- Task requirements
From the listing below, select every line where the word "file" appears.

- Dataset records
# # # # # # #

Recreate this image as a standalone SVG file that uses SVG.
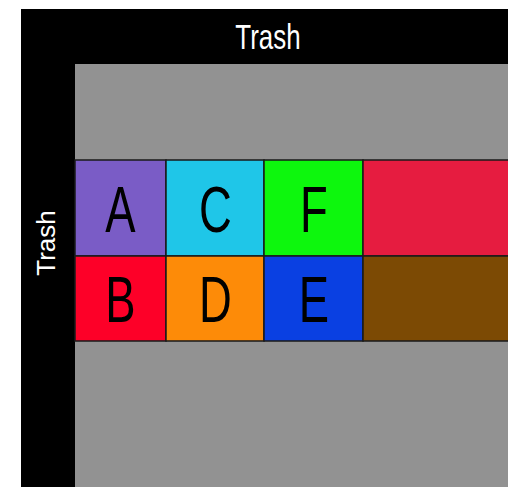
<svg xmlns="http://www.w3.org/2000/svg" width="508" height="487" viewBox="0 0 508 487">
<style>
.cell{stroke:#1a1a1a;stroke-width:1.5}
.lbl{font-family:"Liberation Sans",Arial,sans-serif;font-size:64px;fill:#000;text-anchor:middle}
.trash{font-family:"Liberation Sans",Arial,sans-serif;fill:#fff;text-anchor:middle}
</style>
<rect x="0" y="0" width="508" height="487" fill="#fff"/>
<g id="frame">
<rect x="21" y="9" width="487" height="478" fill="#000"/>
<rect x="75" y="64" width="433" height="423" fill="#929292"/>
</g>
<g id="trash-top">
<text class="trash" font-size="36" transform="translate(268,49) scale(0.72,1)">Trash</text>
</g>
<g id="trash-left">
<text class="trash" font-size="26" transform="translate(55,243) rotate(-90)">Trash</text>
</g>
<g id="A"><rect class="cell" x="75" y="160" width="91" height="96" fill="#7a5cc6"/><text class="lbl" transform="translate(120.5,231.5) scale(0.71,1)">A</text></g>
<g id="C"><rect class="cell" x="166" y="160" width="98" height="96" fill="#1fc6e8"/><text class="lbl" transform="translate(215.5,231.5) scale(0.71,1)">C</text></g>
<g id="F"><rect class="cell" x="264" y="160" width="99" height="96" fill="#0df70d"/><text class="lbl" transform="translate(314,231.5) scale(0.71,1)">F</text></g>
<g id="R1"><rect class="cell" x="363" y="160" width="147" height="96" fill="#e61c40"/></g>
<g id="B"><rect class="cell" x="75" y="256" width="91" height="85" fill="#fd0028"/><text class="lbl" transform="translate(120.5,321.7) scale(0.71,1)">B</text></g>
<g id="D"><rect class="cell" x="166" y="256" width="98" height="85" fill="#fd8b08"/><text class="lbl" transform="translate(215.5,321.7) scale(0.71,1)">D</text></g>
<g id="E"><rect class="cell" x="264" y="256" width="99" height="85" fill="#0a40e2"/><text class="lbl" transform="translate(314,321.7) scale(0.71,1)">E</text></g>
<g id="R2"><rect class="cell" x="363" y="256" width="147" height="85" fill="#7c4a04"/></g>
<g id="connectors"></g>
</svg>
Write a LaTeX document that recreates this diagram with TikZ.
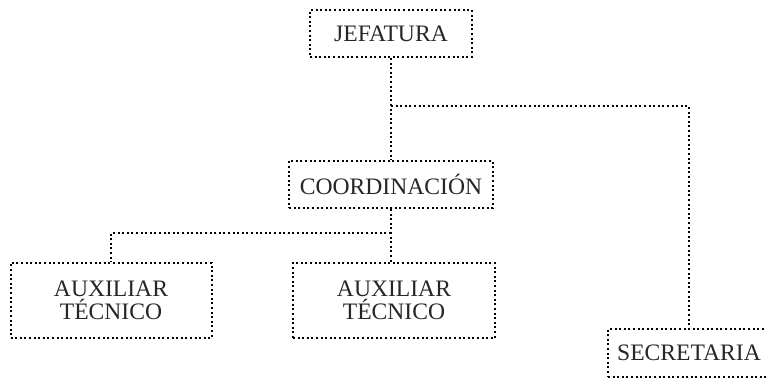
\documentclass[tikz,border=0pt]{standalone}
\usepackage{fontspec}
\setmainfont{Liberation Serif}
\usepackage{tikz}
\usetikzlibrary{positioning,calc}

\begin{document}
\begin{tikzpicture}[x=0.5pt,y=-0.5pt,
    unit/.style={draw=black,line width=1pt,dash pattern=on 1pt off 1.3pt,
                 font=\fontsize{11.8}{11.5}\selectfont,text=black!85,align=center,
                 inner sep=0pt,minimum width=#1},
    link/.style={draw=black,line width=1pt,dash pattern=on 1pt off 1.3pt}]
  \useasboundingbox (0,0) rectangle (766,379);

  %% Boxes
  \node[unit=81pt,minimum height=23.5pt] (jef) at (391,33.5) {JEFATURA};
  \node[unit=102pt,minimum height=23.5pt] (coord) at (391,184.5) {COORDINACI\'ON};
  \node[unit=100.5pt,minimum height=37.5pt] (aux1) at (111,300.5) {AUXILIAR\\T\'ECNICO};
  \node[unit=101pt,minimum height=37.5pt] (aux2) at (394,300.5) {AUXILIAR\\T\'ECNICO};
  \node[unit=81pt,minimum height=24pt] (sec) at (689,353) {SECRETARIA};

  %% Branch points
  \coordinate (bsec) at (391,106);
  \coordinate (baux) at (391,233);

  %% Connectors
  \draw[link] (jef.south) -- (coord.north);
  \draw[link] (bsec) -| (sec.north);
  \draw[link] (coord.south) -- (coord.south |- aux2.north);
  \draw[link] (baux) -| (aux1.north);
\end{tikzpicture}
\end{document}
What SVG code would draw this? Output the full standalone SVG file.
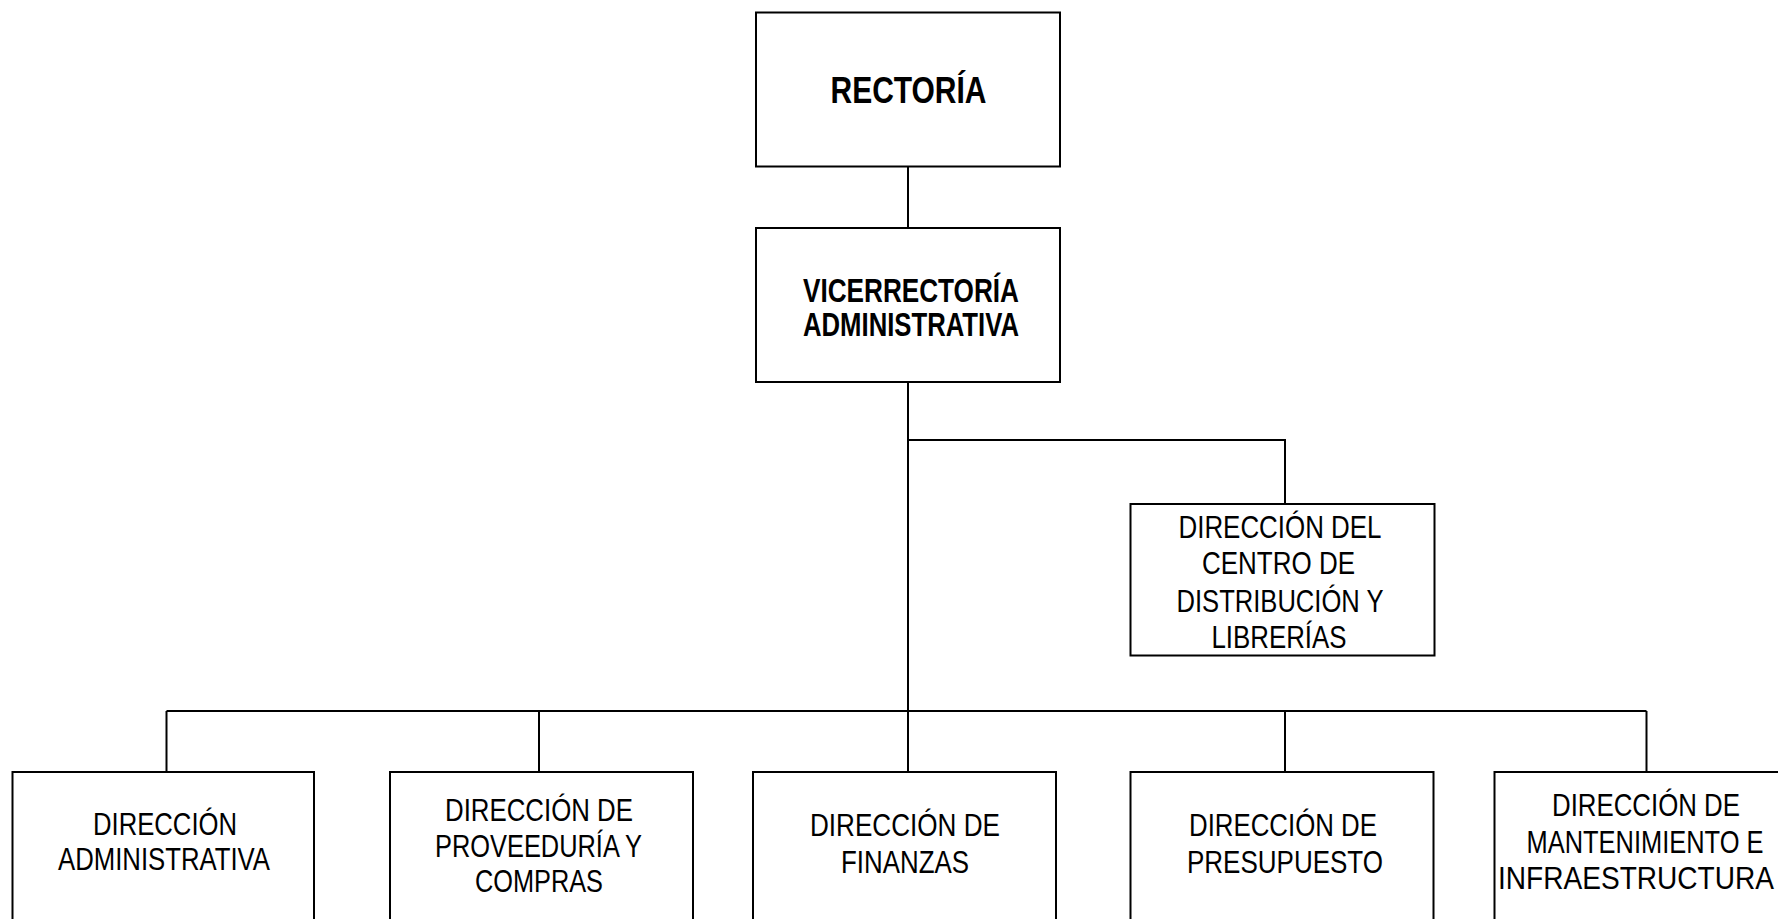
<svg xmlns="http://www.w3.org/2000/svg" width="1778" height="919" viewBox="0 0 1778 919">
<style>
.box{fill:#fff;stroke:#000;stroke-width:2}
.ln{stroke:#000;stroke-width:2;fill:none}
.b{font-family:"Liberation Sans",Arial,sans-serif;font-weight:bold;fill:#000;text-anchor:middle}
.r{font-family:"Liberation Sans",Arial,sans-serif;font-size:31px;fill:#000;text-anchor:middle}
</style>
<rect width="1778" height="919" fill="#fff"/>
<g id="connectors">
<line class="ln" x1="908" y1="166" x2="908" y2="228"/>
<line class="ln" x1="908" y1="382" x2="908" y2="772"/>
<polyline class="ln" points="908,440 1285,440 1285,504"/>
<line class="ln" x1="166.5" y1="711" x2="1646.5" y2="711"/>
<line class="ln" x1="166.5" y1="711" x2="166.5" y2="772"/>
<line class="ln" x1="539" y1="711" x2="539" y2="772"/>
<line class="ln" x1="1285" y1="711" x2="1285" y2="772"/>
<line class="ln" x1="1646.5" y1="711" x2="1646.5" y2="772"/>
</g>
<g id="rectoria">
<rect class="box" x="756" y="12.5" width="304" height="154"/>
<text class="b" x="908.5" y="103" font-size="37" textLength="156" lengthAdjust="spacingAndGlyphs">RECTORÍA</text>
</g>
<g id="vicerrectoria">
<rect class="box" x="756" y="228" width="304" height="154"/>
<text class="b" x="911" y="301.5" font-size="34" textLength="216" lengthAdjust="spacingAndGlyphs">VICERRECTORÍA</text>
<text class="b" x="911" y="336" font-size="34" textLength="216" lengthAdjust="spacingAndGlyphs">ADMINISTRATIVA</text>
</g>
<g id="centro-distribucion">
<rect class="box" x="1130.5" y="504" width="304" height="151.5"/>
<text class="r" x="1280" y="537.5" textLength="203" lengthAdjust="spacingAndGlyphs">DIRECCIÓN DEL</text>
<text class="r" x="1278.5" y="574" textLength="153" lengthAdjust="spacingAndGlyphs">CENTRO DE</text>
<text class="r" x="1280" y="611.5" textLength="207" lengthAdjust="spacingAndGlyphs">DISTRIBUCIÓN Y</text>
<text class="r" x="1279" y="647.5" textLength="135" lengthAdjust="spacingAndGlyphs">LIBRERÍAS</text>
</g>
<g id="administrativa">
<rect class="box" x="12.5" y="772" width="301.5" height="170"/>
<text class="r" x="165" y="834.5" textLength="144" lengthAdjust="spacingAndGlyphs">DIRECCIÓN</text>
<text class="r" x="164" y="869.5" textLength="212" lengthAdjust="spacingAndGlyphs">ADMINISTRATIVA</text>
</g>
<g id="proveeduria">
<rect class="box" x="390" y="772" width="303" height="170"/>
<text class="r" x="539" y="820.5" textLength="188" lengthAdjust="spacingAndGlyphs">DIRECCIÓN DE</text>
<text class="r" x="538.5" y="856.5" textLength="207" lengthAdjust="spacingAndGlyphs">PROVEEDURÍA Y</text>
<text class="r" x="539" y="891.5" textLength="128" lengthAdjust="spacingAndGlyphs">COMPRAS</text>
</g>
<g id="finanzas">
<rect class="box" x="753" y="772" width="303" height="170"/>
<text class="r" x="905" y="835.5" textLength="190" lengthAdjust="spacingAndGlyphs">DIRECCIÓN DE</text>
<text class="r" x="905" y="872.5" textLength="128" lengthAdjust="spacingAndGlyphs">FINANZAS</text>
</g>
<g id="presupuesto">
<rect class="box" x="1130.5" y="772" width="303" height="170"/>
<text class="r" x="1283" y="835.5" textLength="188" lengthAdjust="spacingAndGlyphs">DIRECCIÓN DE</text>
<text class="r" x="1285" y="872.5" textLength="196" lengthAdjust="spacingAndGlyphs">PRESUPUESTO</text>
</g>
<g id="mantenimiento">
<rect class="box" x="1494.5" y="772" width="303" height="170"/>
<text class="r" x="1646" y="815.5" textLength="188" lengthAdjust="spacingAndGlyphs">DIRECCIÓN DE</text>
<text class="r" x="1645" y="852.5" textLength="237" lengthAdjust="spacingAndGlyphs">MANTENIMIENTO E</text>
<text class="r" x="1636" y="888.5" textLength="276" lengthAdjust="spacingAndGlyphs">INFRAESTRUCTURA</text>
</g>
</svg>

# # # # # # #

- Right answer
Recreate this image as a standalone SVG file that uses SVG.
What SVG code would draw this? Output the full standalone SVG file.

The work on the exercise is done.